__Task details__: Reproduce the material below line by line, beginning with its first line and ending with the line that contains "const seriesColors = ['#F9A622', '#319EC6'];"; leave out pictures.

____________

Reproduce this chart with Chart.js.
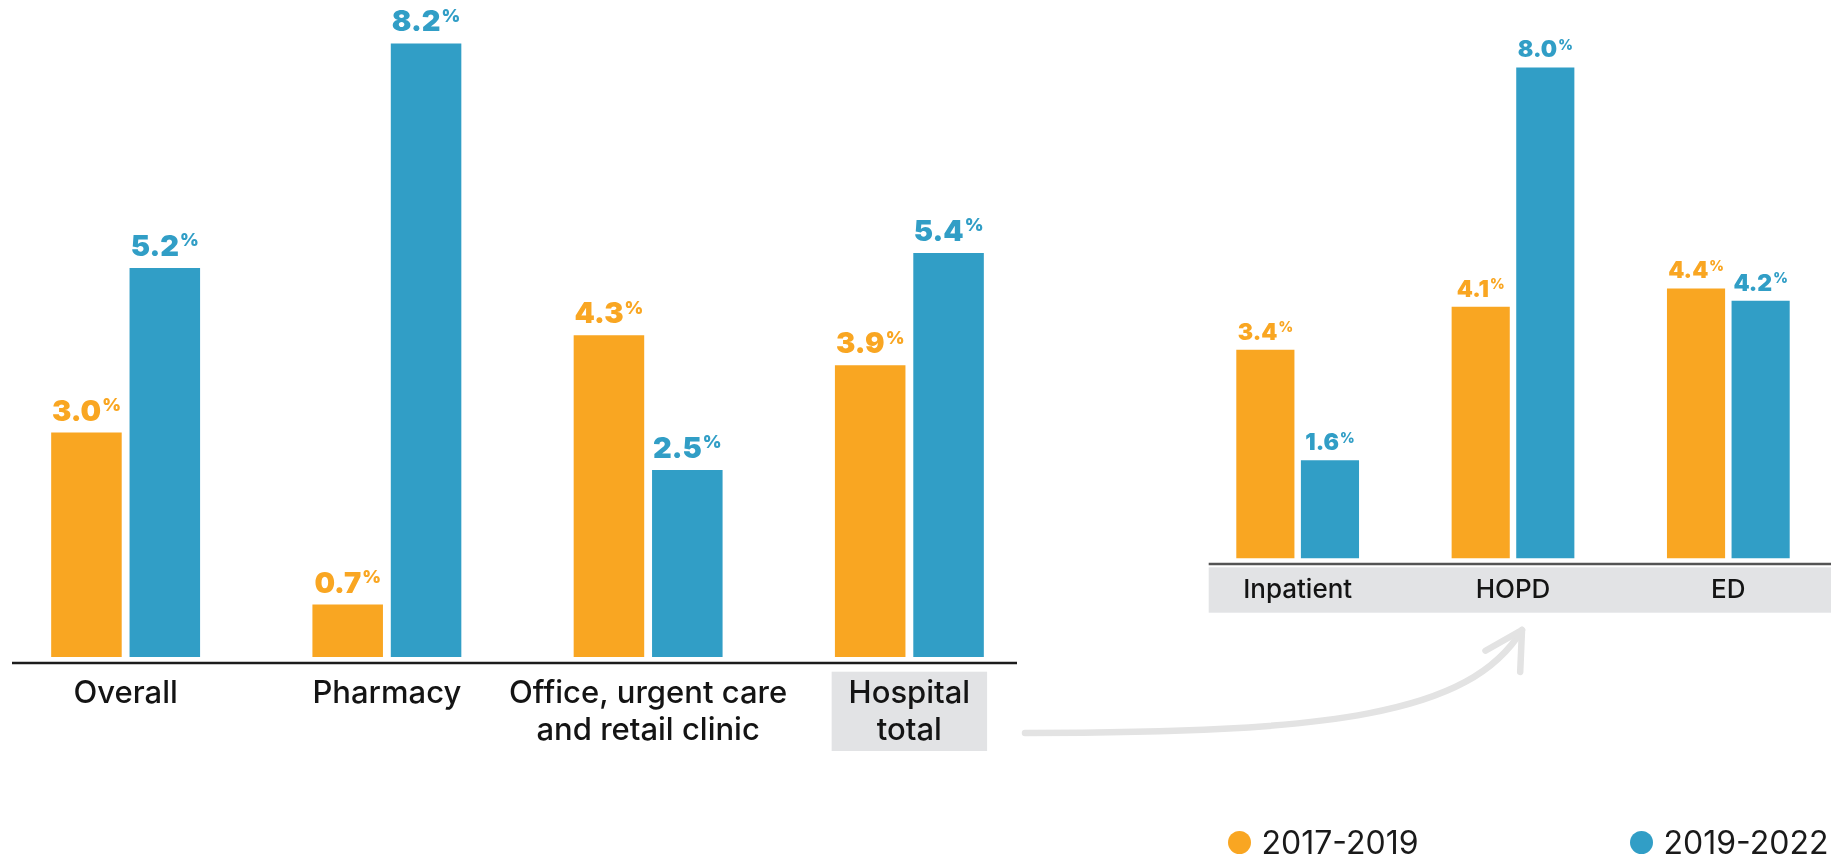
<!DOCTYPE html>
<html>
<head>
<meta charset="utf-8">
<title>Annual growth by site of care</title>
<script src="https://cdn.jsdelivr.net/npm/chart.js@4.4.1/dist/chart.umd.min.js"></script>
<style>
  html, body { margin: 0; padding: 0; background: #ffffff; width: 1831px; height: 856px; overflow: hidden; }
  #stage { position: relative; width: 1831px; height: 856px; overflow: hidden; }
  #siteChart { position: absolute; left: -5px; top: 0; }
  #hospitalChart { position: absolute; left: 1190px; top: 0; }
  #link { position: absolute; left: 0; top: 0; pointer-events: none; }
  .key { position: absolute; top: 822px; height: 40px; display: flex; align-items: center;
         font-family: Inter, "Liberation Sans", Arial, sans-serif; font-size: 32px; color: #1a1a1a; }
  .key i { display: inline-block; width: 23px; height: 23px; border-radius: 50%; margin-right: 11px; }
</style>
</head>
<body>
<div id="stage">
  <canvas id="siteChart" width="1045" height="760"></canvas>
  <canvas id="hospitalChart" width="646" height="640"></canvas>
  <svg id="link" width="1831" height="856"></svg>
</div>
<script>
// ---- data -------------------------------------------------------------
const seriesNames = ['2017-2019', '2019-2022'];
const seriesColors = ['#F9A622', '#319EC6'];

const siteCategories = ['Overall', 'Pharmacy', ['Office, urgent care', 'and retail clinic'], ['Hospital', 'total']];
const siteGrowth1719 = [3.0, 0.7, 4.3, 3.9];
const siteGrowth1922 = [5.2, 8.2, 2.5, 5.4];

const hospitalCategories = ['Inpatient', 'HOPD', 'ED'];
const hospitalGrowth1719 = [3.4, 4.1, 4.4];
const hospitalGrowth1922 = [1.6, 8.0, 4.2];

// ---- plugins ----------------------------------------------------------
// Value above each bar, with a small raised percent sign.
const barValueLabels = {
  id: 'barValueLabels',
  afterDatasetsDraw(chart, args, o) {
    const ctx = chart.ctx;
    const fam = 'Inter, "Liberation Sans", Arial, sans-serif';
    ctx.save();
    ctx.textAlign = 'left';
    ctx.textBaseline = 'alphabetic';
    chart.data.datasets.forEach((ds, di) => {
      const meta = chart.getDatasetMeta(di);
      meta.data.forEach((bar, i) => {
        const num = ds.data[i].toFixed(1);
        ctx.font = `900 ${o.size}px ${fam}`;
        const w1 = ctx.measureText(num).width;
        ctx.font = `900 ${o.pctSize}px ${fam}`;
        const w2 = ctx.measureText('%').width;
        const x0 = bar.x - (w1 + o.pctGap + w2) / 2;
        const base = bar.y - o.offset;
        ctx.fillStyle = ds.backgroundColor;
        ctx.font = `900 ${o.size}px ${fam}`;
        ctx.fillText(num, x0, base);
        ctx.font = `900 ${o.pctSize}px ${fam}`;
        const rise = (o.size - o.pctSize) * 0.727 + o.pctLift;
        ctx.fillText('%', x0 + w1 + o.pctGap, base - rise);
      });
    });
    ctx.restore();
  }
};

// Baseline rule under the bars and grey label band.
const axisDecor = {
  id: 'axisDecor',
  beforeDraw(chart, args, o) {
    const { ctx, chartArea: ca, width } = chart;
    const xs = chart.scales.x;
    ctx.save();
    if (o.band) {
      const b = o.band;
      let bx0, bx1;
      if (b.index != null) {
        const c = xs.getPixelForTick(b.index);
        const half = (xs.width / xs.ticks.length) * b.widthFrac / 2;
        bx0 = c - half; bx1 = c + half;
      } else {
        bx0 = ca.left + b.inset; bx1 = width;
      }
      ctx.fillStyle = b.color;
      ctx.fillRect(bx0, ca.bottom + b.top, bx1 - bx0, b.bottom - b.top);
    }
    const l = o.line;
    ctx.strokeStyle = l.color;
    ctx.lineWidth = l.width;
    ctx.beginPath();
    ctx.moveTo(ca.left + l.insetLeft, ca.bottom + l.gap);
    ctx.lineTo(l.toEdge ? width : ca.right - l.insetRight, ca.bottom + l.gap);
    ctx.stroke();
    ctx.restore();
  }
};

function makeDatasets(a, b) {
  return [a, b].map((values, k) => ({
    label: seriesNames[k],
    data: values,
    backgroundColor: seriesColors[k],
    borderWidth: 0,
    categoryPercentage: 0.6,
    barPercentage: 0.9
  }));
}

function buildChart(id, labels, a, b, cfg) {
  return new Chart(document.getElementById(id), {
    type: 'bar',
    data: { labels, datasets: makeDatasets(a, b) },
    options: {
      responsive: false,
      animation: false,
      devicePixelRatio: 1,
      layout: { padding: { top: cfg.padTop, left: 0, right: 0, bottom: 0 } },
      scales: {
        x: {
          offset: true,
          grid: { display: false, drawTicks: false },
          border: { display: false },
          ticks: {
            autoSkip: false, maxRotation: 0, minRotation: 0,
            padding: cfg.tickPad,
            color: '#141414',
            font: { family: 'Inter, "Liberation Sans", Arial, sans-serif', weight: '500', size: cfg.tickSize, lineHeight: cfg.tickLine }
          },
          afterFit(scale) { scale.height = cfg.axisHeight; }
        },
        y: { display: false, min: 0, max: cfg.yMax }
      },
      plugins: {
        legend: { display: false },
        tooltip: { enabled: false },
        barValueLabels: cfg.values,
        axisDecor: cfg.decor
      }
    },
    plugins: [axisDecor, barValueLabels]
  });
}

buildChart('siteChart', siteCategories, siteGrowth1719, siteGrowth1922, {
  padTop: 21, axisHeight: 103, yMax: 8.5,
  tickPad: 18.5, tickSize: 31, tickLine: 1.184,
  values: { size: 29, pctSize: 18, pctGap: 1, pctLift: 1.5, offset: 12 },
  decor: {
    line: { color: '#1c1c1c', width: 2.6, gap: 6, insetLeft: 17, insetRight: 23 },
    band: { index: 3, widthFrac: 0.595, top: 14.7, bottom: 94, color: '#e2e3e5' }
  }
});

buildChart('hospitalChart', hospitalCategories, hospitalGrowth1719, hospitalGrowth1922, {
  padTop: 6, axisHeight: 81.5, yMax: 9,
  tickPad: 15.6, tickSize: 26, tickLine: 1.2,
  values: { size: 23, pctSize: 14, pctGap: 1, pctLift: 1, offset: 10 },
  decor: {
    line: { color: '#545454', width: 2.4, gap: 5.5, insetLeft: 18.7, toEdge: true },
    band: { inset: 18.7, top: 8.8, bottom: 54.2, color: '#e2e3e5' }
  }
});

// Curved connector from "Hospital total" up to the hospital breakdown.
(function drawConnector() {
  const svg = document.getElementById('link');
  const ns = 'http://www.w3.org/2000/svg';
  const p0 = [1025, 733], c1 = [1330, 733], c2 = [1470, 715], tip = [1522, 630];
  const path = document.createElementNS(ns, 'path');
  path.setAttribute('d', `M${p0} C${c1} ${c2} ${tip}`);
  const head = document.createElementNS(ns, 'path');
  const back = Math.atan2(c2[1] - tip[1], c2[0] - tip[0]);
  const len = 42, spread = 29 * Math.PI / 180;
  const w1 = [tip[0] + len * Math.cos(back + spread), tip[1] + len * Math.sin(back + spread)];
  const w2 = [tip[0] + len * Math.cos(back - spread), tip[1] + len * Math.sin(back - spread)];
  head.setAttribute('d', `M${w1} L${tip} L${w2}`);
  [path, head].forEach(el => {
    el.setAttribute('fill', 'none');
    el.setAttribute('stroke', '#e3e3e3');
    el.setAttribute('stroke-width', '6.5');
    el.setAttribute('stroke-linecap', 'round');
    el.setAttribute('stroke-linejoin', 'round');
    svg.appendChild(el);
  });
})();

// Series key.
(function drawKey() {
  const stage = document.getElementById('stage');
  const lefts = [1227.5, 1629.5];
  seriesNames.forEach((name, k) => {
    const item = document.createElement('div');
    item.className = 'key';
    item.style.left = lefts[k] + 'px';
    const dot = document.createElement('i');
    dot.style.background = seriesColors[k];
    item.appendChild(dot);
    item.appendChild(document.createTextNode(name));
    stage.appendChild(item);
  });
})();
</script>
</body>
</html>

____________

__The output__:
Reproduce this chart with Chart.js.
<!DOCTYPE html>
<html>
<head>
<meta charset="utf-8">
<title>Annual growth by site of care</title>
<script src="https://cdn.jsdelivr.net/npm/chart.js@4.4.1/dist/chart.umd.min.js"></script>
<style>
  html, body { margin: 0; padding: 0; background: #ffffff; width: 1831px; height: 856px; overflow: hidden; }
  #stage { position: relative; width: 1831px; height: 856px; overflow: hidden; }
  #siteChart { position: absolute; left: -5px; top: 0; }
  #hospitalChart { position: absolute; left: 1190px; top: 0; }
  #link { position: absolute; left: 0; top: 0; pointer-events: none; }
  .key { position: absolute; top: 822px; height: 40px; display: flex; align-items: center;
         font-family: Inter, "Liberation Sans", Arial, sans-serif; font-size: 32px; color: #1a1a1a; }
  .key i { display: inline-block; width: 23px; height: 23px; border-radius: 50%; margin-right: 11px; }
</style>
</head>
<body>
<div id="stage">
  <canvas id="siteChart" width="1045" height="760"></canvas>
  <canvas id="hospitalChart" width="646" height="640"></canvas>
  <svg id="link" width="1831" height="856"></svg>
</div>
<script>
// ---- data -------------------------------------------------------------
const seriesNames = ['2017-2019', '2019-2022'];
const seriesColors = ['#F9A622', '#319EC6'];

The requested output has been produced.